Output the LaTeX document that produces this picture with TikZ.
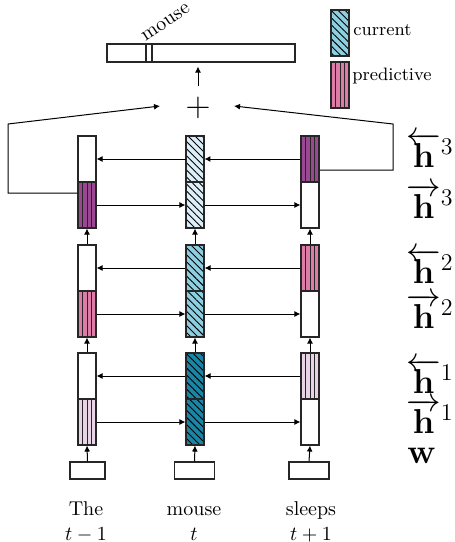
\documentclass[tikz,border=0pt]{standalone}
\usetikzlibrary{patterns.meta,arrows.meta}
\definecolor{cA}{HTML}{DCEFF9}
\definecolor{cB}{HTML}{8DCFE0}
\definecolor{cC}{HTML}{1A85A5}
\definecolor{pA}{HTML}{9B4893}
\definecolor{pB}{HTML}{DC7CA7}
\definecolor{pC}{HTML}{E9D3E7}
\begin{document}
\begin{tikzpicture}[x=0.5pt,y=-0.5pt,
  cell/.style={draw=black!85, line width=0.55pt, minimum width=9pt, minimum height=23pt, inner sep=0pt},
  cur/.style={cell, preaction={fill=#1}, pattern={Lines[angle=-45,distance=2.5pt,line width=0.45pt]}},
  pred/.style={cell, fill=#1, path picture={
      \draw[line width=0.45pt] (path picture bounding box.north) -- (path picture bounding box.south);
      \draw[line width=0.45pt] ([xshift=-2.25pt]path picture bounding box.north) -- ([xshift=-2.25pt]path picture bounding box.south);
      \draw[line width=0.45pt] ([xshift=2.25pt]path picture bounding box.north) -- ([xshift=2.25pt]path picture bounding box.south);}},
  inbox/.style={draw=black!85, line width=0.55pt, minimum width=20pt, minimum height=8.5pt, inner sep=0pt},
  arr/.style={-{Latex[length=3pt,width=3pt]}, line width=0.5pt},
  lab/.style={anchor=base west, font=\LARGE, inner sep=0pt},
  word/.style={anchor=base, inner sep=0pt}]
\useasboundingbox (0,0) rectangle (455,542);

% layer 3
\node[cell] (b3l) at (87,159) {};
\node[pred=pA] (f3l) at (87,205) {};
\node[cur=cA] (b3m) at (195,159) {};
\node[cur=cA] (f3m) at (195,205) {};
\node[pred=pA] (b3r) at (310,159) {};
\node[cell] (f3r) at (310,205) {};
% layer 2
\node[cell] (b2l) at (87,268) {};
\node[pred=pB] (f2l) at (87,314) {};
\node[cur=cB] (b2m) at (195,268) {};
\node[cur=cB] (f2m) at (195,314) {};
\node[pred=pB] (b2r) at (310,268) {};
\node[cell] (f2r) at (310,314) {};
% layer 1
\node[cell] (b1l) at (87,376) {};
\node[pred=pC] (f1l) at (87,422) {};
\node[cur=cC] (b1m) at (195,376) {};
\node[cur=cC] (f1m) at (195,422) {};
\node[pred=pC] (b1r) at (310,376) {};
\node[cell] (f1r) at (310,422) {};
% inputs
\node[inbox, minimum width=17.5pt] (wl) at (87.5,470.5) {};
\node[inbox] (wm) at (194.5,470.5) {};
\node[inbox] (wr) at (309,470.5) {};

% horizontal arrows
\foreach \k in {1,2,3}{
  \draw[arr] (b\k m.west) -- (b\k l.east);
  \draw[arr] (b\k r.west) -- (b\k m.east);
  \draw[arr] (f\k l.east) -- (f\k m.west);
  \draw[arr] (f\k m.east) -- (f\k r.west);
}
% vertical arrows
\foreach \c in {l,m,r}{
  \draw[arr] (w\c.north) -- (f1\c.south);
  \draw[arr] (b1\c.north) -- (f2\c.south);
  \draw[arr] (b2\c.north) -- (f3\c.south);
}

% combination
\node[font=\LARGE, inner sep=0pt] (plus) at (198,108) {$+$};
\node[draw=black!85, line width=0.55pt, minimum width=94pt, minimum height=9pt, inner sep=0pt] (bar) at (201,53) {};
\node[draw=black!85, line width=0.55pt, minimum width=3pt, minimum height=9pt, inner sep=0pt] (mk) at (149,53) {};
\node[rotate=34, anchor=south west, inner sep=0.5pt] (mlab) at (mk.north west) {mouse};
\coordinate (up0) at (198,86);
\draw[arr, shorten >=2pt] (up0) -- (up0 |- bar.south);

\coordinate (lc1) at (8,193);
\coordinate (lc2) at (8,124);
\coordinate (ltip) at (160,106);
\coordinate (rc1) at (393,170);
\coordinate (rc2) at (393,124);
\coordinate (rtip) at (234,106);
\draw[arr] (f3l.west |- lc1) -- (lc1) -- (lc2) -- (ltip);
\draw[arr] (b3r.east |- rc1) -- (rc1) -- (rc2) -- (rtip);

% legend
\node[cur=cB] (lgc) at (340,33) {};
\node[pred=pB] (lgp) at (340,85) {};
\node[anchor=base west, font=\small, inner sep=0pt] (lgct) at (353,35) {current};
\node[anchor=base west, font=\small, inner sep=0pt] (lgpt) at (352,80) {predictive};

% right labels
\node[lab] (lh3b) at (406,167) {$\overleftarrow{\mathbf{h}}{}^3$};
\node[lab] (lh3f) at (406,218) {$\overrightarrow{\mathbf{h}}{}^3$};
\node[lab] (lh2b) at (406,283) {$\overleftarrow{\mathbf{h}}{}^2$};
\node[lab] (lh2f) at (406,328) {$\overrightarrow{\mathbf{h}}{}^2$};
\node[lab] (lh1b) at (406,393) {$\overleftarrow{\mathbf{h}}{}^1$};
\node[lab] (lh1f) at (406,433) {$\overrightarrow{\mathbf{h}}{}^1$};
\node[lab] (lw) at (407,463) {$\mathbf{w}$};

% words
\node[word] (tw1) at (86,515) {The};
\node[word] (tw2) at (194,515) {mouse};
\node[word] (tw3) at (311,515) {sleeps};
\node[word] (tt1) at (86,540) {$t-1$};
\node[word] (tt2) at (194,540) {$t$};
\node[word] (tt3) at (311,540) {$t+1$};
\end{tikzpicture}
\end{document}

[Instructions for the task] Output the data above without changes, apart from leaving out the pictures.

[Output for this exercise]
Output the LaTeX document that produces this picture with TikZ.
\documentclass[tikz,border=0pt]{standalone}
\usetikzlibrary{patterns.meta,arrows.meta}
\definecolor{cA}{HTML}{DCEFF9}
\definecolor{cB}{HTML}{8DCFE0}
\definecolor{cC}{HTML}{1A85A5}
\definecolor{pA}{HTML}{9B4893}
\definecolor{pB}{HTML}{DC7CA7}
\definecolor{pC}{HTML}{E9D3E7}
\begin{document}
\begin{tikzpicture}[x=0.5pt,y=-0.5pt,
  cell/.style={draw=black!85, line width=0.55pt, minimum width=9pt, minimum height=23pt, inner sep=0pt},
  cur/.style={cell, preaction={fill=#1}, pattern={Lines[angle=-45,distance=2.5pt,line width=0.45pt]}},
  pred/.style={cell, fill=#1, path picture={
      \draw[line width=0.45pt] (path picture bounding box.north) -- (path picture bounding box.south);
      \draw[line width=0.45pt] ([xshift=-2.25pt]path picture bounding box.north) -- ([xshift=-2.25pt]path picture bounding box.south);
      \draw[line width=0.45pt] ([xshift=2.25pt]path picture bounding box.north) -- ([xshift=2.25pt]path picture bounding box.south);}},
  inbox/.style={draw=black!85, line width=0.55pt, minimum width=20pt, minimum height=8.5pt, inner sep=0pt},
  arr/.style={-{Latex[length=3pt,width=3pt]}, line width=0.5pt},
  lab/.style={anchor=base west, font=\LARGE, inner sep=0pt},
  word/.style={anchor=base, inner sep=0pt}]
\useasboundingbox (0,0) rectangle (455,542);

% layer 3
\node[cell] (b3l) at (87,159) {};
\node[pred=pA] (f3l) at (87,205) {};
\node[cur=cA] (b3m) at (195,159) {};
\node[cur=cA] (f3m) at (195,205) {};
\node[pred=pA] (b3r) at (310,159) {};
\node[cell] (f3r) at (310,205) {};
% layer 2
\node[cell] (b2l) at (87,268) {};
\node[pred=pB] (f2l) at (87,314) {};
\node[cur=cB] (b2m) at (195,268) {};
\node[cur=cB] (f2m) at (195,314) {};
\node[pred=pB] (b2r) at (310,268) {};
\node[cell] (f2r) at (310,314) {};
% layer 1
\node[cell] (b1l) at (87,376) {};
\node[pred=pC] (f1l) at (87,422) {};
\node[cur=cC] (b1m) at (195,376) {};
\node[cur=cC] (f1m) at (195,422) {};
\node[pred=pC] (b1r) at (310,376) {};
\node[cell] (f1r) at (310,422) {};
% inputs
\node[inbox, minimum width=17.5pt] (wl) at (87.5,470.5) {};
\node[inbox] (wm) at (194.5,470.5) {};
\node[inbox] (wr) at (309,470.5) {};

% horizontal arrows
\foreach \k in {1,2,3}{
  \draw[arr] (b\k m.west) -- (b\k l.east);
  \draw[arr] (b\k r.west) -- (b\k m.east);
  \draw[arr] (f\k l.east) -- (f\k m.west);
  \draw[arr] (f\k m.east) -- (f\k r.west);
}
% vertical arrows
\foreach \c in {l,m,r}{
  \draw[arr] (w\c.north) -- (f1\c.south);
  \draw[arr] (b1\c.north) -- (f2\c.south);
  \draw[arr] (b2\c.north) -- (f3\c.south);
}

% combination
\node[font=\LARGE, inner sep=0pt] (plus) at (198,108) {$+$};
\node[draw=black!85, line width=0.55pt, minimum width=94pt, minimum height=9pt, inner sep=0pt] (bar) at (201,53) {};
\node[draw=black!85, line width=0.55pt, minimum width=3pt, minimum height=9pt, inner sep=0pt] (mk) at (149,53) {};
\node[rotate=34, anchor=south west, inner sep=0.5pt] (mlab) at (mk.north west) {mouse};
\coordinate (up0) at (198,86);
\draw[arr, shorten >=2pt] (up0) -- (up0 |- bar.south);

\coordinate (lc1) at (8,193);
\coordinate (lc2) at (8,124);
\coordinate (ltip) at (160,106);
\coordinate (rc1) at (393,170);
\coordinate (rc2) at (393,124);
\coordinate (rtip) at (234,106);
\draw[arr] (f3l.west |- lc1) -- (lc1) -- (lc2) -- (ltip);
\draw[arr] (b3r.east |- rc1) -- (rc1) -- (rc2) -- (rtip);

% legend
\node[cur=cB] (lgc) at (340,33) {};
\node[pred=pB] (lgp) at (340,85) {};
\node[anchor=base west, font=\small, inner sep=0pt] (lgct) at (353,35) {current};
\node[anchor=base west, font=\small, inner sep=0pt] (lgpt) at (352,80) {predictive};

% right labels
\node[lab] (lh3b) at (406,167) {$\overleftarrow{\mathbf{h}}{}^3$};
\node[lab] (lh3f) at (406,218) {$\overrightarrow{\mathbf{h}}{}^3$};
\node[lab] (lh2b) at (406,283) {$\overleftarrow{\mathbf{h}}{}^2$};
\node[lab] (lh2f) at (406,328) {$\overrightarrow{\mathbf{h}}{}^2$};
\node[lab] (lh1b) at (406,393) {$\overleftarrow{\mathbf{h}}{}^1$};
\node[lab] (lh1f) at (406,433) {$\overrightarrow{\mathbf{h}}{}^1$};
\node[lab] (lw) at (407,463) {$\mathbf{w}$};

% words
\node[word] (tw1) at (86,515) {The};
\node[word] (tw2) at (194,515) {mouse};
\node[word] (tw3) at (311,515) {sleeps};
\node[word] (tt1) at (86,540) {$t-1$};
\node[word] (tt2) at (194,540) {$t$};
\node[word] (tt3) at (311,540) {$t+1$};
\end{tikzpicture}
\end{document}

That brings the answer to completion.